— YOUR TASK —
Go through the records underneath and write each one out again exactly.

--- Start ---

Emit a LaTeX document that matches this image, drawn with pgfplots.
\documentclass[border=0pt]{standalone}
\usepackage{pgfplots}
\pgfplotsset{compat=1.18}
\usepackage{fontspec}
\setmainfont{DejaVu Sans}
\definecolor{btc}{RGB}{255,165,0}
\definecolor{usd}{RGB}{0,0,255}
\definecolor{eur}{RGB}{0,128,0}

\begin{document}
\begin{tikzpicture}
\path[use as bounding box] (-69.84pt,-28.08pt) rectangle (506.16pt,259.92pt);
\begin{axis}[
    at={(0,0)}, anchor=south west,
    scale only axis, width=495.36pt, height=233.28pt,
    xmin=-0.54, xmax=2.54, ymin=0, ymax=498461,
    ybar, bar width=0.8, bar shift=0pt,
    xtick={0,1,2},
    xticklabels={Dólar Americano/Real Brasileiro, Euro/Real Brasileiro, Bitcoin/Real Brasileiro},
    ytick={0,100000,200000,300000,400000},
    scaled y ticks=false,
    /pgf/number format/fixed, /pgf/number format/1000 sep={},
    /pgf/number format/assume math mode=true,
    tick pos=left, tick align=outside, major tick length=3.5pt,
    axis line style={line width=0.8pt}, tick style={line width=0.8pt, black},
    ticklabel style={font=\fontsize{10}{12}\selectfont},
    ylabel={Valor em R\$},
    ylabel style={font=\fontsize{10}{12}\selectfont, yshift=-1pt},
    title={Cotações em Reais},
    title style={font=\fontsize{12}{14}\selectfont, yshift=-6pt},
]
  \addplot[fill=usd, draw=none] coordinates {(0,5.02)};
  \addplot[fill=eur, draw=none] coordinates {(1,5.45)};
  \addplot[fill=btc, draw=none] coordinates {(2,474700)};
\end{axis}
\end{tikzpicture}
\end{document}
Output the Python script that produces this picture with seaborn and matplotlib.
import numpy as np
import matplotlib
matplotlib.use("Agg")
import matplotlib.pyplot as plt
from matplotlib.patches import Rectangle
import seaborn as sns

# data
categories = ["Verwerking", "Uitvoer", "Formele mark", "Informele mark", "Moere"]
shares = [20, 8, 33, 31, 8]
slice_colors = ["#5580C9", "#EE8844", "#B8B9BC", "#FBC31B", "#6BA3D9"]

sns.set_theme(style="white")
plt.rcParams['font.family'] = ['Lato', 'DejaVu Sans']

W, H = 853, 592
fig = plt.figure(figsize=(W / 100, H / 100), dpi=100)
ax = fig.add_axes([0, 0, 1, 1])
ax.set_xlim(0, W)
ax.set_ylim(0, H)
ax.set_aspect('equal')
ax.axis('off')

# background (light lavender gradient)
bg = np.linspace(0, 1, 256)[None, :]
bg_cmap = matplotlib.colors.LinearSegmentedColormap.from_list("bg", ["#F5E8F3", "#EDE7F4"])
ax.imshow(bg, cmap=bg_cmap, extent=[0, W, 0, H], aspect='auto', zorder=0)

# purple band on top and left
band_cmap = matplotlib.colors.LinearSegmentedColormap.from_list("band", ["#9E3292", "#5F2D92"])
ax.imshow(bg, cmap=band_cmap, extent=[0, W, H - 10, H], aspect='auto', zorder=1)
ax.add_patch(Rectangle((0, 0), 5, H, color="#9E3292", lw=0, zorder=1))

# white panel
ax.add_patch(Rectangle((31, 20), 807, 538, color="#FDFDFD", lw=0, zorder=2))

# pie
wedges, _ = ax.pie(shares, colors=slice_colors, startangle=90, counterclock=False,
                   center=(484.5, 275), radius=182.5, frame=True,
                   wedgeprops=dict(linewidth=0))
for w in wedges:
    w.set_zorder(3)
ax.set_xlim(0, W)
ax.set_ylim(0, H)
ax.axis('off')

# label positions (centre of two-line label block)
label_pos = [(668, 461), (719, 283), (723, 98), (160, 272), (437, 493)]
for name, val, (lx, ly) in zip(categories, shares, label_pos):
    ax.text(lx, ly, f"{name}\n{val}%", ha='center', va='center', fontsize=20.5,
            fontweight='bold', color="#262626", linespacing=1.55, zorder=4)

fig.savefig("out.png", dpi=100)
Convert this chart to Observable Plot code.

--- End ---

— WRITTEN ANSWER —
Emit a LaTeX document that matches this image, drawn with pgfplots.
\documentclass[border=0pt]{standalone}
\usepackage{pgfplots}
\pgfplotsset{compat=1.18}
\usepackage{fontspec}
\setmainfont{DejaVu Sans}
\definecolor{btc}{RGB}{255,165,0}
\definecolor{usd}{RGB}{0,0,255}
\definecolor{eur}{RGB}{0,128,0}

\begin{document}
\begin{tikzpicture}
\path[use as bounding box] (-69.84pt,-28.08pt) rectangle (506.16pt,259.92pt);
\begin{axis}[
    at={(0,0)}, anchor=south west,
    scale only axis, width=495.36pt, height=233.28pt,
    xmin=-0.54, xmax=2.54, ymin=0, ymax=498461,
    ybar, bar width=0.8, bar shift=0pt,
    xtick={0,1,2},
    xticklabels={Dólar Americano/Real Brasileiro, Euro/Real Brasileiro, Bitcoin/Real Brasileiro},
    ytick={0,100000,200000,300000,400000},
    scaled y ticks=false,
    /pgf/number format/fixed, /pgf/number format/1000 sep={},
    /pgf/number format/assume math mode=true,
    tick pos=left, tick align=outside, major tick length=3.5pt,
    axis line style={line width=0.8pt}, tick style={line width=0.8pt, black},
    ticklabel style={font=\fontsize{10}{12}\selectfont},
    ylabel={Valor em R\$},
    ylabel style={font=\fontsize{10}{12}\selectfont, yshift=-1pt},
    title={Cotações em Reais},
    title style={font=\fontsize{12}{14}\selectfont, yshift=-6pt},
]
  \addplot[fill=usd, draw=none] coordinates {(0,5.02)};
  \addplot[fill=eur, draw=none] coordinates {(1,5.45)};
  \addplot[fill=btc, draw=none] coordinates {(2,474700)};
\end{axis}
\end{tikzpicture}
\end{document}
Output the Python script that produces this picture with seaborn and matplotlib.
import numpy as np
import matplotlib
matplotlib.use("Agg")
import matplotlib.pyplot as plt
from matplotlib.patches import Rectangle
import seaborn as sns

# data
categories = ["Verwerking", "Uitvoer", "Formele mark", "Informele mark", "Moere"]
shares = [20, 8, 33, 31, 8]
slice_colors = ["#5580C9", "#EE8844", "#B8B9BC", "#FBC31B", "#6BA3D9"]

sns.set_theme(style="white")
plt.rcParams['font.family'] = ['Lato', 'DejaVu Sans']

W, H = 853, 592
fig = plt.figure(figsize=(W / 100, H / 100), dpi=100)
ax = fig.add_axes([0, 0, 1, 1])
ax.set_xlim(0, W)
ax.set_ylim(0, H)
ax.set_aspect('equal')
ax.axis('off')

# background (light lavender gradient)
bg = np.linspace(0, 1, 256)[None, :]
bg_cmap = matplotlib.colors.LinearSegmentedColormap.from_list("bg", ["#F5E8F3", "#EDE7F4"])
ax.imshow(bg, cmap=bg_cmap, extent=[0, W, 0, H], aspect='auto', zorder=0)

# purple band on top and left
band_cmap = matplotlib.colors.LinearSegmentedColormap.from_list("band", ["#9E3292", "#5F2D92"])
ax.imshow(bg, cmap=band_cmap, extent=[0, W, H - 10, H], aspect='auto', zorder=1)
ax.add_patch(Rectangle((0, 0), 5, H, color="#9E3292", lw=0, zorder=1))

# white panel
ax.add_patch(Rectangle((31, 20), 807, 538, color="#FDFDFD", lw=0, zorder=2))

# pie
wedges, _ = ax.pie(shares, colors=slice_colors, startangle=90, counterclock=False,
                   center=(484.5, 275), radius=182.5, frame=True,
                   wedgeprops=dict(linewidth=0))
for w in wedges:
    w.set_zorder(3)
ax.set_xlim(0, W)
ax.set_ylim(0, H)
ax.axis('off')

# label positions (centre of two-line label block)
label_pos = [(668, 461), (719, 283), (723, 98), (160, 272), (437, 493)]
for name, val, (lx, ly) in zip(categories, shares, label_pos):
    ax.text(lx, ly, f"{name}\n{val}%", ha='center', va='center', fontsize=20.5,
            fontweight='bold', color="#262626", linespacing=1.55, zorder=4)

fig.savefig("out.png", dpi=100)
Convert this chart to Observable Plot code.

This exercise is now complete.